When we were kids, and they called us boys and girls, we felt like we were the ones building the world around us. We used to speak about high school diplomas as a distant task, and we imagined our dreams like they were our present. I casted my life on little of what happened at the present moment, and worked on so much that is still feels like so far away today, but now you have these ambitions, and I am able to be happy for you, as you were for me.
Now we stand here, and all I hear are about are of the places we used to not be able to talk about before. What were dreams, still stand as a sweet kind promise, and between us, with nothing said, we stand in each other’s lives, half at ease, and our different minds leaving home, and setting our dreams high above each other’s heads.
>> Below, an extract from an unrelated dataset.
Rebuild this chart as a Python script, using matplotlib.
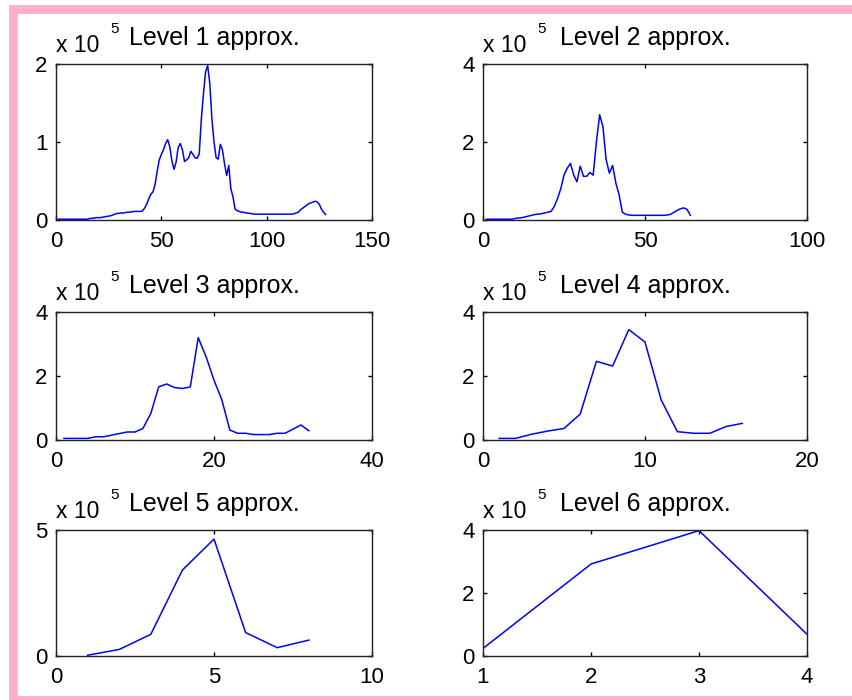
# ----------- Wavelet approximation levels -----------
import matplotlib
matplotlib.use('Agg')
import matplotlib.pyplot as plt
from matplotlib.patches import Rectangle
import numpy as np

# ----------- Data (values x 10^5) -----------
level1 = [0.01, 0.01, 0.01, 0.01, 0.01, 0.01, 0.01, 0.01, 0.01, 0.01,
          0.01, 0.01, 0.01, 0.01, 0.01, 0.02, 0.02, 0.025, 0.03, 0.03,
          0.03, 0.035, 0.04, 0.045, 0.05, 0.055, 0.065, 0.075, 0.085, 0.085,
          0.09, 0.09, 0.095, 0.1, 0.1, 0.105, 0.11, 0.11, 0.11, 0.11,
          0.115, 0.15, 0.2, 0.27, 0.33, 0.36, 0.45, 0.62, 0.77, 0.84,
          0.9, 0.98, 1.03, 0.94, 0.76, 0.65, 0.74, 0.93, 0.98, 0.9,
          0.75, 0.77, 0.8, 0.88, 0.84, 0.8, 0.79, 0.85, 1.3, 1.62,
          1.9, 1.98, 1.75, 1.3, 1.0, 0.8, 0.78, 0.97, 0.9, 0.72,
          0.57, 0.7, 0.4, 0.3, 0.14, 0.12, 0.11, 0.1, 0.1, 0.09,
          0.09, 0.085, 0.08, 0.075, 0.075, 0.075, 0.075, 0.075, 0.075, 0.075,
          0.075, 0.075, 0.075, 0.075, 0.075, 0.075, 0.075, 0.075, 0.075, 0.075,
          0.075, 0.075, 0.08, 0.09, 0.1, 0.13, 0.15, 0.17, 0.19, 0.21,
          0.22, 0.23, 0.24, 0.23, 0.2, 0.14, 0.1, 0.07]
level2 = [0.02, 0.02, 0.02, 0.02, 0.02, 0.02, 0.02, 0.02, 0.02, 0.04,
          0.05, 0.06, 0.08, 0.1, 0.12, 0.14, 0.15, 0.16, 0.18, 0.2,
          0.22, 0.35, 0.55, 0.8, 1.15, 1.33, 1.45, 1.15, 0.98, 1.38,
          1.12, 1.12, 1.22, 1.15, 2.0, 2.7, 2.4, 1.55, 1.2, 1.4,
          0.95, 0.65, 0.2, 0.15, 0.13, 0.12, 0.12, 0.12, 0.12, 0.12,
          0.12, 0.12, 0.12, 0.12, 0.12, 0.12, 0.13, 0.15, 0.2, 0.25,
          0.29, 0.31, 0.27, 0.12]
level3 = [0.05, 0.05, 0.05, 0.05, 0.1, 0.1, 0.15, 0.2, 0.25, 0.25,
          0.36, 0.83, 1.66, 1.75, 1.64, 1.61, 1.66, 3.2, 2.6, 1.87,
          1.25, 0.31, 0.21, 0.21, 0.17, 0.17, 0.17, 0.21, 0.21, 0.34,
          0.47, 0.29]
level4 = [0.05, 0.05, 0.18, 0.28, 0.36, 0.81, 2.46, 2.31, 3.45, 3.06,
          1.25, 0.26, 0.21, 0.21, 0.42, 0.52]
level5 = [0.03, 0.26, 0.86, 3.41, 4.64, 0.93, 0.33, 0.63]
level6 = [0.24, 2.92, 3.98, 0.69]

levels = [level1, level2, level3, level4, level5, level6]
titles = ['Level 1 approx.', 'Level 2 approx.', 'Level 3 approx.',
          'Level 4 approx.', 'Level 5 approx.', 'Level 6 approx.']
x_limits = [(0, 150), (0, 100), (0, 40), (0, 20), (0, 10), (1, 4)]
x_ticks = [[0, 50, 100, 150], [0, 50, 100], [0, 20, 40], [0, 10, 20],
           [0, 5, 10], [1, 2, 3, 4]]
y_limits = [(0, 2), (0, 4), (0, 4), (0, 4), (0, 5), (0, 4)]
y_ticks = [[0, 1, 2], [0, 2, 4], [0, 2, 4], [0, 2, 4], [0, 5], [0, 2, 4]]

# ----------- Layout (pixels) -----------
W, H = 852, 700
col_x = [(56, 372), (483, 807)]
row_y = [(64, 220), (312, 440), (530, 656)]
PINK = '#ffb0c8'

plt.rcParams['font.family'] = ['Liberation Sans', 'DejaVu Sans']


def px_box(x0, x1, y0, y1):
    return [x0 / W, 1 - y1 / H, (x1 - x0) / W, (y1 - y0) / H]


fig = plt.figure(figsize=(W / 100, H / 100), dpi=100)
fig.patch.set_facecolor('white')

# pink frame, cut by the right and bottom edge of the picture
frame = Rectangle((12.5 / W, 1 - 699.5 / H), (860 - 12.5) / W, (699.5 - 9) / H,
                  transform=fig.transFigure, fill=False, edgecolor=PINK,
                  linewidth=6.4, clip_on=False)
fig.patches.append(frame)

for i, values in enumerate(levels):
    r, c = divmod(i, 2)
    ax = fig.add_axes(px_box(col_x[c][0], col_x[c][1], row_y[r][0], row_y[r][1]))
    xs = np.arange(1, len(values) + 1)
    ax.plot(xs, np.array(values), color='#0000ff', linewidth=1.1)

    ax.set_xlim(*x_limits[i])
    ax.set_ylim(*y_limits[i])
    ax.set_xticks(x_ticks[i])
    ax.set_yticks(y_ticks[i])
    ax.tick_params(direction='in', length=3, width=1, top=True, right=True,
                   labelsize=16, colors='black')
    ax.tick_params(axis='x', pad=8)
    ax.tick_params(axis='y', pad=6)
    for sp in ax.spines.values():
        sp.set_linewidth(1.0)
        sp.set_color('#222222')

    ax.set_title(titles[i], fontsize=18, pad=13.5)
    # MATLAB style exponent label
    ax.annotate('x 10', xy=(0, 1), xycoords='axes fraction', xytext=(0, 8.5),
                textcoords='offset points', ha='left', va='baseline', fontsize=16.5)
    ax.annotate('5', xy=(0, 1), xycoords='axes fraction', xytext=(39, 22),
                textcoords='offset points', ha='left', va='baseline', fontsize=11)

fig.savefig('out.png', dpi=100, facecolor='white')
Take it back to when we were thirteen, and my head was already wrapped around a number of different dreams and aspirations. Many of which I could barley hold in my hands at the time, and many of which I am struggling to grasp in my hands today.
I think of the places of somewhere where people are reuniting after a day, or ten years, and we stand somewhere in between our young encounters, and growing up. We meet, and I tell you that my endeavors haven’t changed, and I feel a change in your countenance, but your spirits are held on to so tight, that I couldn’t express any more gratitude for.
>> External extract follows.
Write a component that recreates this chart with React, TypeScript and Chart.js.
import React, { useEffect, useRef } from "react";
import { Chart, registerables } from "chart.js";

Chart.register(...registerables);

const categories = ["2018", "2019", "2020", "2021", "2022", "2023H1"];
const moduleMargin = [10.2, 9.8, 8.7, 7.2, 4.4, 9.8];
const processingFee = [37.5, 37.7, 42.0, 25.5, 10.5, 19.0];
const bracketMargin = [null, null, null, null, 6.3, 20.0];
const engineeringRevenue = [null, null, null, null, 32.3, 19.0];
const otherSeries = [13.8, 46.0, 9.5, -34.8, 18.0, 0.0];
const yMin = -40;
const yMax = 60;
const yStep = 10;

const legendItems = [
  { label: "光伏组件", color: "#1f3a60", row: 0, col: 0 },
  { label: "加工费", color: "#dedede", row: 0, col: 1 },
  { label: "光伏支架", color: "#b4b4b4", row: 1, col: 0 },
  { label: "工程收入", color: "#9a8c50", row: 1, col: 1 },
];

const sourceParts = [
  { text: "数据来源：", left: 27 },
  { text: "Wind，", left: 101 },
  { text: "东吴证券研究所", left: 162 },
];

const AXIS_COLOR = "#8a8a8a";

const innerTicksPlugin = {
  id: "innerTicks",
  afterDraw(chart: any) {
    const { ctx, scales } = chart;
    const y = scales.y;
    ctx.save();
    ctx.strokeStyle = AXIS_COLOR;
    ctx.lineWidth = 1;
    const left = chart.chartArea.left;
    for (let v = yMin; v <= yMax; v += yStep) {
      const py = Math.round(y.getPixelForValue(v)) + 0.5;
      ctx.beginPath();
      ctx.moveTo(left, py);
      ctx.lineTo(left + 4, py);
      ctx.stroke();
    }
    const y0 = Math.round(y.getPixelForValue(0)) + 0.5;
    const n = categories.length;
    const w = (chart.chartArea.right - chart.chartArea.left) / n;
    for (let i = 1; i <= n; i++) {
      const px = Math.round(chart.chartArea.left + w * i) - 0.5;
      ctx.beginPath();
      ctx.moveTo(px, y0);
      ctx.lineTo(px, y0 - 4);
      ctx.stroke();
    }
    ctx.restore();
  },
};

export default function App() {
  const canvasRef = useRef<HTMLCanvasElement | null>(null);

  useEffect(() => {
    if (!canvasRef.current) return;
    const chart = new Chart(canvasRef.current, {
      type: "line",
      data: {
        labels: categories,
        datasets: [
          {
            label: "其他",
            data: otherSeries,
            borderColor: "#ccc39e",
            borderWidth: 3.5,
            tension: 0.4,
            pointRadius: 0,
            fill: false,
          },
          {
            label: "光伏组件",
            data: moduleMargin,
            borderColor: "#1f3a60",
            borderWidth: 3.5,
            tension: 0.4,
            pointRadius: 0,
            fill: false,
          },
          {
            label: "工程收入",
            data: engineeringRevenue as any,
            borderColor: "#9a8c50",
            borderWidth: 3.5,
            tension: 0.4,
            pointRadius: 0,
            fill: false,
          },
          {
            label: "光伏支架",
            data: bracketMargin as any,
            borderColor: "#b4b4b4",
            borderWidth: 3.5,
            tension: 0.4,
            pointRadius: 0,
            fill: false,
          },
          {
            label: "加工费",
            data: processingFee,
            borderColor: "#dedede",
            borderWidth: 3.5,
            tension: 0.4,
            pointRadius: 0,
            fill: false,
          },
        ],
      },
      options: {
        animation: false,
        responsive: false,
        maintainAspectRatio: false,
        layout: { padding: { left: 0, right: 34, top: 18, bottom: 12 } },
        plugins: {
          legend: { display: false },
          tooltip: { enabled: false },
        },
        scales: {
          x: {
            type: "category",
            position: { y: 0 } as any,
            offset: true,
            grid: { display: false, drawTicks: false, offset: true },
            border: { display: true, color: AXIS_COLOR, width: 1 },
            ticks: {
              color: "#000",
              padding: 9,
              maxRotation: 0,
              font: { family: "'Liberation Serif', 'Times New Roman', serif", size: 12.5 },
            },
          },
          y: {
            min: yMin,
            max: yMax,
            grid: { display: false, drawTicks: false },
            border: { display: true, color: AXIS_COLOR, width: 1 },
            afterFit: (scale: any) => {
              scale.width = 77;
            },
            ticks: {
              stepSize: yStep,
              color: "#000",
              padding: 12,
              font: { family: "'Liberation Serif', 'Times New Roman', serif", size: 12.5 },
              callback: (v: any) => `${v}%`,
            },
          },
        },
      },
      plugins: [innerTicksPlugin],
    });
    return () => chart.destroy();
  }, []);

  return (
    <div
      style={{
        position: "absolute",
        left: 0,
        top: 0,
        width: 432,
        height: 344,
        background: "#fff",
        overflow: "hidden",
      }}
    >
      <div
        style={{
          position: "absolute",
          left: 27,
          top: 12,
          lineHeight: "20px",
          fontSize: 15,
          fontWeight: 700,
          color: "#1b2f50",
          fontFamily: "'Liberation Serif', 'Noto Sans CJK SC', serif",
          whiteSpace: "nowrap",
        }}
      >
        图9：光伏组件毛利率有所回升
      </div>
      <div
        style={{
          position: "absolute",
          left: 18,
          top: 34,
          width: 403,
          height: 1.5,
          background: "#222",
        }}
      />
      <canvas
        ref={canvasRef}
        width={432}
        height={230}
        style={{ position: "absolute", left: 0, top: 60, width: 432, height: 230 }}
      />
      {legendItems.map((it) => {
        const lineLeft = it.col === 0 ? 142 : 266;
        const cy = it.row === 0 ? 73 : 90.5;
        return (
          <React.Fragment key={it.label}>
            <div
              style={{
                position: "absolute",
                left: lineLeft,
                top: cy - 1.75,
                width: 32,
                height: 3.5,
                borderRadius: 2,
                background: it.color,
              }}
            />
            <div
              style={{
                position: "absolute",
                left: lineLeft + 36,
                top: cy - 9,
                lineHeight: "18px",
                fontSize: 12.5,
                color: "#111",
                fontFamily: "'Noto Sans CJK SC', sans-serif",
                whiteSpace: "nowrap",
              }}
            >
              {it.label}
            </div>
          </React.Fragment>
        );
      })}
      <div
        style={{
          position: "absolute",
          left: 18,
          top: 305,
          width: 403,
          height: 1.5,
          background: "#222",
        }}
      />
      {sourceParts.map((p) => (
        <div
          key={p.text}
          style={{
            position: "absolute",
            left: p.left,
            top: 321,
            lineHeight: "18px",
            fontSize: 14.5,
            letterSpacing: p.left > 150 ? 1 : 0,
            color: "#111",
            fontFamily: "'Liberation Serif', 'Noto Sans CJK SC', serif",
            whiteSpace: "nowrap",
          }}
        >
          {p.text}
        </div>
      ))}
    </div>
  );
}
We caught up on what we missed out on from each other’s lives. I recognized every part of your face as you spoke; every word, and meaning. I moved on so quickly, and I’m comfortable enough to call my future, home, but if there’s something else I must admit this feels a certain way I cannot specify. For the first time, my past was what felt as new to revisit, but you were one thing I’ve missed; every part of you. It’s interesting that my messages to you still feel the same as my first, and I’ve forgotten about some people over the years, but I sat there, jogging my mind about those like you that I’ve missed. We spoke, reflecting on our past, because it was what we only knew; about the music I liked back then, the way you used to speak so confidently, only to realize how much time has passed, and really how much has changed, and the time that we knew was now inevitable to face.
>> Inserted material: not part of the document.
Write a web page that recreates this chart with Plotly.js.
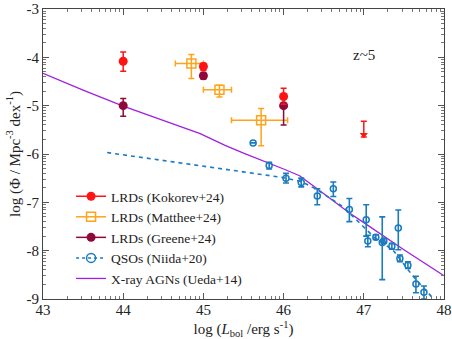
<!DOCTYPE html>
<html><head><meta charset="utf-8">
<script src="https://cdn.plot.ly/plotly-3.0.1.min.js"></script>
<style>html,body{margin:0;padding:0;background:#fff}#chart{width:452px;height:339px}</style>
</head><body><div id="chart"></div>
<script>
// Kokorev+24
const kokX = [44, 45, 46];
const kokY = [-4.08, -4.19, -4.81];
const kokErrUp = [0.19, 0.07, 0.17];
const kokErrDn = [0.21, 0.08, 0.16];
// Kokorev upper limit
const limX = [47];
const limY = [-5.32];
const limLen = [0.33];
// Matthee+24
const matX = [44.85, 45.2, 45.72];
const matY = [-4.13, -4.67, -5.30];
const matXErrDn = [0.2, 0.2, 0.37];
const matXErrUp = [0.15, 0.15, 0.33];
const matYErrUp = [0.19, 0.09, 0.24];
const matYErrDn = [0.31, 0.15, 0.53];
// Greene+24
const grX = [44, 45, 46];
const grY = [-5.0, -4.38, -5.0];
const grErrUp = [0.15, 0.05, 0.18];
const grErrDn = [0.22, 0.07, 0.40];
// QSOs Niida+20
const qX = [45.62, 45.82, 46.03, 46.22, 46.42, 46.62, 46.82, 47.03, 47.05, 47.15, 47.23, 47.25, 47.35, 47.43, 47.45, 47.55, 47.65, 47.75];
const qY = [-5.77, -6.24, -6.50, -6.59, -6.87, -6.72, -7.15, -7.36, -7.80, -7.72, -7.83, -7.80, -7.91, -7.53, -8.16, -8.30, -8.69, -8.86];
const qErrUp = [0.0, 0.07, 0.10, 0.09, 0.15, 0.14, 0.23, 0.31, 0.12, 0.05, 0.53, 0.05, 0.06, 0.37, 0.07, 0.07, 0.16, 0.13];
const qErrDn = [0.0, 0.07, 0.10, 0.09, 0.18, 0.16, 0.25, 0.34, 0.12, 0.05, 0.77, 0.05, 0.06, 0.45, 0.07, 0.07, 0.18, 0.14];
// QSO fit (dashed)
const qfX = [43.8, 44.5, 45.0, 45.5, 46.0, 46.22, 46.41, 46.74, 47.14, 47.36, 47.62, 47.86];
const qfY = [-5.97, -6.13, -6.25, -6.37, -6.49, -6.57, -6.73, -7.09, -7.74, -7.98, -8.54, -8.98];
// Ueda+14 X-ray AGN
const uX = [43.0, 43.5, 44.0, 44.5, 44.96, 45.27, 45.5, 46.0, 46.2, 46.41, 46.83, 47.0, 47.5, 48.0];
const uY = [-4.33, -4.68, -5.01, -5.30, -5.58, -5.82, -5.98, -6.31, -6.45, -6.71, -7.23, -7.42, -7.98, -8.52];

const xTicks = [43, 44, 45, 46, 47, 48];
const xTickText = ['43', '44', '45', '46', '47', '48'];
const yTicks = [-9, -8, -7, -6, -5, -4, -3];
const yTickText = ['-9', '-8', '-7', '-6', '-5', '-4', '-3'];

const cRed = '#ff1414', cOrange = '#ffa31a', cMaroon = '#8f0a3a', cBlue = '#1a7bbf', cPurple = '#a020e0';

function logMinor(lo, hi) {
  const v = [];
  for (let d = lo; d < hi; d++) for (let k = 2; k <= 9; k++) v.push(d + Math.log10(k));
  return v;
}

const traces = [
  {x: uX, y: uY, mode: 'lines', line: {color: cPurple, width: 1.3}, showlegend: false, hoverinfo: 'skip'},
  {x: qfX, y: qfY, mode: 'lines', line: {color: cBlue, width: 1.6, dash: '4px,4px'}, showlegend: false},
  {x: qX, y: qY, mode: 'markers', marker: {symbol: 'circle-open', size: 6, color: cBlue, line: {width: 1.5, color: cBlue}},
   error_y: {type: 'data', symmetric: false, array: qErrUp, arrayminus: qErrDn, color: cBlue, thickness: 1.6, width: 3}, showlegend: false},
  {x: matX, y: matY, mode: 'markers', marker: {symbol: 'square-open', size: 9, color: cOrange, line: {width: 1.5, color: cOrange}},
   error_x: {type: 'data', symmetric: false, array: matXErrUp, arrayminus: matXErrDn, color: cOrange, thickness: 1.5, width: 3},
   error_y: {type: 'data', symmetric: false, array: matYErrUp, arrayminus: matYErrDn, color: cOrange, thickness: 1.5, width: 3}, showlegend: false},
  {x: grX, y: grY, mode: 'markers', marker: {symbol: 'circle', size: 9, color: cMaroon},
   error_y: {type: 'data', symmetric: false, array: grErrUp, arrayminus: grErrDn, color: cMaroon, thickness: 1.5, width: 3}, showlegend: false},
  {x: kokX, y: kokY, mode: 'markers', marker: {symbol: 'circle', size: 9, color: cRed},
   error_y: {type: 'data', symmetric: false, array: kokErrUp, arrayminus: kokErrDn, color: cRed, thickness: 1.5, width: 3}, showlegend: false},
  {x: limX, y: limY, mode: 'markers', marker: {size: 0.1, color: cRed},
   error_y: {type: 'data', symmetric: false, array: [0], arrayminus: limLen, color: cRed, thickness: 1.5, width: 3}, showlegend: false},
  {x: limX, y: limY.map((v, i) => v - limLen[i] + 0.05), mode: 'markers', marker: {symbol: 'triangle-down', size: 7, color: cRed}, showlegend: false},
  // legend entries
  {x: [null], y: [null], mode: 'lines+markers', name: 'LRDs (Kokorev+24)', line: {color: cRed, width: 1.5}, marker: {symbol: 'circle', size: 9, color: cRed}},
  {x: [null], y: [null], mode: 'lines+markers', name: 'LRDs (Matthee+24)', line: {color: cOrange, width: 1.5}, marker: {symbol: 'square-open', size: 9, color: cOrange, line: {width: 1.5, color: cOrange}}},
  {x: [null], y: [null], mode: 'lines+markers', name: 'LRDs (Greene+24)', line: {color: cMaroon, width: 1.5}, marker: {symbol: 'circle', size: 9, color: cMaroon}},
  {x: [null], y: [null], mode: 'lines+markers', name: 'QSOs (Niida+20)', line: {color: cBlue, width: 1.5, dash: 'dot'}, marker: {symbol: 'circle-open', size: 9, color: cBlue, line: {width: 1.5, color: cBlue}}},
  {x: [null], y: [null], mode: 'lines', name: 'X-ray AGNs (Ueda+14)', line: {color: cPurple, width: 1.3}}
];

const axisCommon = {
  showgrid: false, zeroline: false, showline: true, linecolor: '#444', linewidth: 1,
  mirror: 'ticks', ticks: 'inside', ticklen: 6, tickwidth: 1, tickcolor: '#555',
  tickfont: {family: 'Liberation Serif', size: 15, color: '#222'}, tickmode: 'array'
};

const layout = {
  width: 452, height: 339,
  margin: {l: 43, r: 8, t: 9, b: 40},
  paper_bgcolor: '#fff', plot_bgcolor: '#fff',
  font: {family: 'Liberation Serif', color: '#222'},
  xaxis: Object.assign({}, axisCommon, {
    range: [43, 48], tickvals: xTicks, ticktext: xTickText, ticklabelstandoff: -3,
    minor: {tickmode: 'array', tickvals: logMinor(43, 48), ticklen: 3, tickcolor: '#777', ticks: 'inside'},
    title: {text: 'log (<i>L</i><sub>bol</sub> /erg s<sup>-1</sup>)', font: {family: 'Liberation Serif', size: 15}, standoff: 6}
  }),
  yaxis: Object.assign({}, axisCommon, {
    range: [-9, -3], tickvals: yTicks, ticktext: yTickText,
    minor: {tickmode: 'array', tickvals: logMinor(-9, -3), ticklen: 3, tickcolor: '#777', ticks: 'inside'},
    title: {text: 'log (Φ / Mpc<sup>-3</sup> dex<sup>-1</sup>)', font: {family: 'Liberation Serif', size: 15}, standoff: 2}
  }),
  legend: {x: 0.07, y: 0.407, xanchor: 'left', yanchor: 'top', bgcolor: 'rgba(0,0,0,0)',
    font: {family: 'Liberation Serif', size: 13.5, color: '#222'}, tracegroupgap: 0, itemwidth: 30},
  annotations: [{xref: 'paper', yref: 'paper', x: 0.833, y: 0.875, text: 'z~5', showarrow: false,
    font: {family: 'Liberation Serif', size: 15, color: '#222'}}]
};

Plotly.newPlot('chart', traces, layout, {staticPlot: true, displayModeBar: false});
</script>
</body></html>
I haven’t seen you in a while, a year worth of time, and I could look at that time that we have missed out on, but I think that we were just busy getting older, and perhaps a little bit wiser.
Now I realize that there is a faint breath between us as we speak, and I know it isn’t the gap in time that we have missed from each others lives. I speak like I haven’t thought about you in a long worth of time, but I’ve built a monument for our memories and the friendship we have built.
I was a girl with big bright eyes with a big dreamy head. I can barely remember all of the books I read those years, but I remember our conversations, and the late nights we stayed up laughing. You consoled the happiness in my ambitions in time capsules – you believed in me, and I carried you on my right side like you were all I had left.
I don’t know how many years I expected to lie in between us before we spoke again, but age caught up to us, and I’m afraid you cannot see all the things that are a part of me now. Somewhere in our history, we are now able to reunite with eager “hellos”, and “its so nice to see you”, but it makes “see you soon” so hard again. There’s a gesture in our language, that tells me that it might be a while again, but with hopes that our futures will collide.